A bill that passed in the final hours of the state legislature requiring all new Maryland school buses be “zero-emission” vehicles would have cost the Montgomery school system an estimated $84 million, but a last-minute addition of a grant program will offset the expected price tag.
House Bill 1125, sponsored by District 15 delegate David Fraser-Hidalgo, mandates all new school buses in Maryland purchased after October be “zero-emission vehicles,” defined as a bus that does not produce any tailpipe or evaporative emissions, as most traditional school buses do.
The county school system’s Chief Operating Officer Andrew Zuckerman said he was surprised the bill passed and said it would have been a significant financial burden without funding from the state.
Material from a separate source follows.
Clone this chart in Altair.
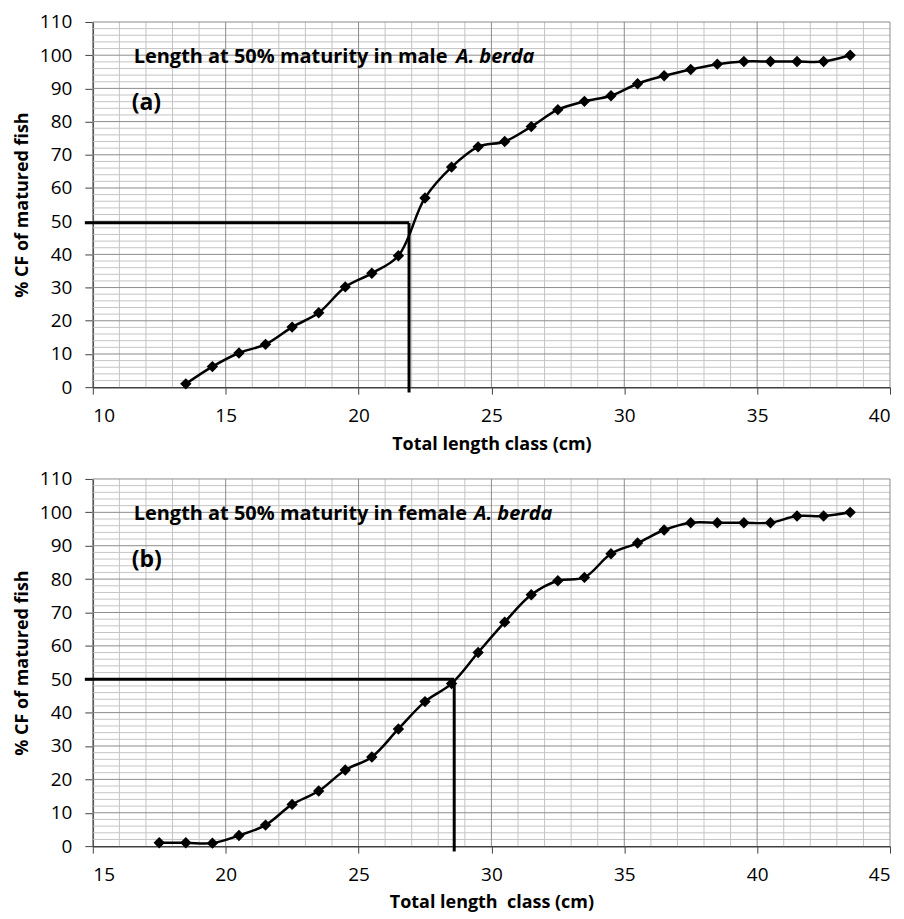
import altair as alt
import pandas as pd

# ---------------- data ----------------
male_len = [13.5, 14.5, 15.5, 16.5, 17.5, 18.5, 19.5, 20.5, 21.5, 22.5, 23.5, 24.5, 25.5,
            26.5, 27.5, 28.5, 29.5, 30.5, 31.5, 32.5, 33.5, 34.5, 35.5, 36.5, 37.5, 38.5]
male_cf = [1.0, 6.2, 10.3, 12.9, 18.1, 22.4, 30.2, 34.3, 39.6, 57.0, 66.3, 72.4, 74.0,
           78.5, 83.6, 86.1, 87.8, 91.4, 93.8, 95.7, 97.3, 98.1, 98.1, 98.1, 98.1, 100.0]

female_len = [17.5, 18.5, 19.5, 20.5, 21.5, 22.5, 23.5, 24.5, 25.5, 26.5, 27.5, 28.5, 29.5,
              30.5, 31.5, 32.5, 33.5, 34.5, 35.5, 36.5, 37.5, 38.5, 39.5, 40.5, 41.5, 42.5, 43.5]
female_cf = [1.0, 1.0, 0.9, 3.2, 6.3, 12.5, 16.5, 22.8, 26.7, 35.1, 43.3, 48.7, 58.0,
             67.1, 75.3, 79.5, 80.5, 87.6, 90.8, 94.7, 96.9, 96.9, 96.9, 96.9, 98.9, 98.9, 100.0]

male_l50 = [21.9, 49.5]     # length, %CF
female_l50 = [28.6, 50.0]

male_xdomain = [10, 40]
female_xdomain = [15, 45]
y_domain = [0, 110]

male_text = ["Length at 50% maturity in male", "A. berda", "(a)"]
female_text = ["Length at 50% maturity in female", "A. berda", "(b)"]

x_title_top = "Total length class (cm)"
x_title_bottom = "Total length\u00a0 class (cm)"
y_title = "% CF of matured fish"

FONT = "Open Sans"
W = 799


def panel(lengths, cf, xdom, l50, texts, xtitle, height, italic_dx):
    xs = alt.Scale(domain=xdom, nice=False, zero=False)
    ys = alt.Scale(domain=y_domain, nice=False)
    x_major = list(range(xdom[0], xdom[1] + 1, 5))
    x_minor = [v for v in range(xdom[0], xdom[1] + 1) if v % 5 != 0]
    y_major = list(range(0, 111, 10))
    y_minor = [v for v in range(0, 111, 2) if v % 10 != 0]

    xaxis = alt.Axis(values=x_major, grid=False, title=xtitle, tickSize=7,
                     tickColor="#404040", domainColor="#404040", domainWidth=1.5,
                     labelFontSize=19, labelFont=FONT, labelColor="black",
                     labelPadding=12, labelOverlap=False, titleFont=FONT, titleFontSize=18,
                     titleFontWeight="bold", titleColor="black", titlePadding=10)
    yaxis = alt.Axis(values=y_major, grid=False, title=y_title, tickSize=8,
                     tickColor="#404040", domainColor="#404040", domainWidth=1.5,
                     labelFontSize=19, labelFont=FONT, labelColor="black",
                     labelPadding=13, labelOverlap=False, titleFont=FONT, titleFontSize=18,
                     titleFontWeight="bold", titleColor="black", titlePadding=8)

    def X(f):
        return alt.X(f, type="quantitative", scale=xs, axis=xaxis)

    def Y(f):
        return alt.Y(f, type="quantitative", scale=ys, axis=yaxis)

    vminor = alt.Chart(pd.DataFrame({"x": x_minor})).mark_rule(
        color="#c4c4c4", strokeWidth=1).encode(x=X("x"))
    hminor = alt.Chart(pd.DataFrame({"y": y_minor})).mark_rule(
        color="#c4c4c4", strokeWidth=1).encode(y=Y("y"))
    vmajor = alt.Chart(pd.DataFrame({"x": x_major})).mark_rule(
        color="#8c8c8c", strokeWidth=1).encode(x=X("x"))
    hmajor = alt.Chart(pd.DataFrame({"y": y_major[1:]})).mark_rule(
        color="#8c8c8c", strokeWidth=1).encode(y=Y("y"))

    df = pd.DataFrame({"len": lengths, "cf": cf})
    line = alt.Chart(df).mark_line(color="black", strokeWidth=2.5,
                                   interpolate="catmull-rom").encode(
        x=X("len"), y=Y("cf"))
    pts = alt.Chart(df).mark_point(shape="diamond", filled=True, color="black",
                                   size=130, opacity=1).encode(
        x=X("len"), y=Y("cf"))

    l50df = pd.DataFrame({"x0": [xdom[0] - 0.3], "x": [l50[0]], "y": [l50[1]], "y0": [-1.6]})
    hline = alt.Chart(l50df).mark_rule(color="black", strokeWidth=3).encode(
        x=X("x0"), x2="x:Q", y=Y("y"))
    vline = alt.Chart(l50df).mark_rule(color="black", strokeWidth=3).encode(
        x=X("x"), y=Y("y0"), y2="y:Q")

    t1 = alt.Chart(pd.DataFrame({"t": [texts[0]]})).mark_text(
        font=FONT, fontSize=20, fontWeight="bold", align="left", baseline="alphabetic",
        color="black").encode(text="t:N", x=alt.value(41), y=alt.value(41))
    t2 = alt.Chart(pd.DataFrame({"t": [texts[1]]})).mark_text(
        font=FONT, fontSize=20, fontWeight="bold", fontStyle="italic", align="left",
        baseline="alphabetic", color="black").encode(
        text="t:N", x=alt.value(41 + italic_dx), y=alt.value(41))
    t3 = alt.Chart(pd.DataFrame({"t": [texts[2]]})).mark_text(
        font=FONT, fontSize=23, fontWeight="bold", align="left", baseline="middle",
        color="black").encode(text="t:N", x=alt.value(39), y=alt.value(81))

    return alt.layer(vminor, hminor, vmajor, hmajor, hline, vline, line, pts,
                     t1, t2, t3).properties(width=W, height=height)


top = panel(male_len, male_cf, male_xdomain, male_l50, male_text, x_title_top, 366, 323)
bottom = panel(female_len, female_cf, female_xdomain, female_l50, female_text,
               x_title_bottom, 368, 341)

chart = alt.vconcat(top, bottom, spacing=17).configure_view(
    stroke=None).properties(padding={"left": 5, "top": 4, "right": 5, "bottom": 5},
                            background="white")

chart.save("out.html", embed_options={"renderer": "svg", "actions": False})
“We’re not really sure about the availability of the buses at this scale, or the legitimate, pragmatic feasibility,” Zuckerman said during Tuesday’s school board meeting. “This is surprising. I’m surprised this was approved without further study on the part of the state.”
The bill establishes a zero-emission school bus transition fund to provide school systems money for new buses. Additional money could be appropriated in future state budgets, according to the legislation.
The Montgomery school system, the largest in Maryland, has about 1,300 buses and replaces them in a 12-year cycle, or about 109 each year. Each bus costs roughly $120,000 and ensuring each produces zero emissions adds an estimated $65,000 per bus, according to school system staff.
In total, it would cost more than $240 million to replace all of the county school buses and replace them with zero-emission buses.
School districts across the country have begun piloting zero- or near zero-emission bus programs on smaller scales. A school system in New York launched a pilot program, buying five electric, battery-powered buses at a cost of $365,000 apiece. Illinois and Indiana have both set aside money to buy electric school buses.
Montgomery County’s RideOn bus system plans to add electric vehicles. Several cities, including Los Angeles and Seattle, have begun purchasing electric buses for their mass transit fleets.
Proponents have said electric buses will reduce children’s exposure to harmful exhaust and carbon emissions that contribute to global warming. Opponents, however, say the buses are too expensive and inefficient.
The first draft of the Maryland bill would have required school systems fund the replacement of buses on their own beginning in 2022.
The revised version includes pilot programs “to experiment with a transition” to electric buses, in which Montgomery County schools have volunteered to participate, according to school staff.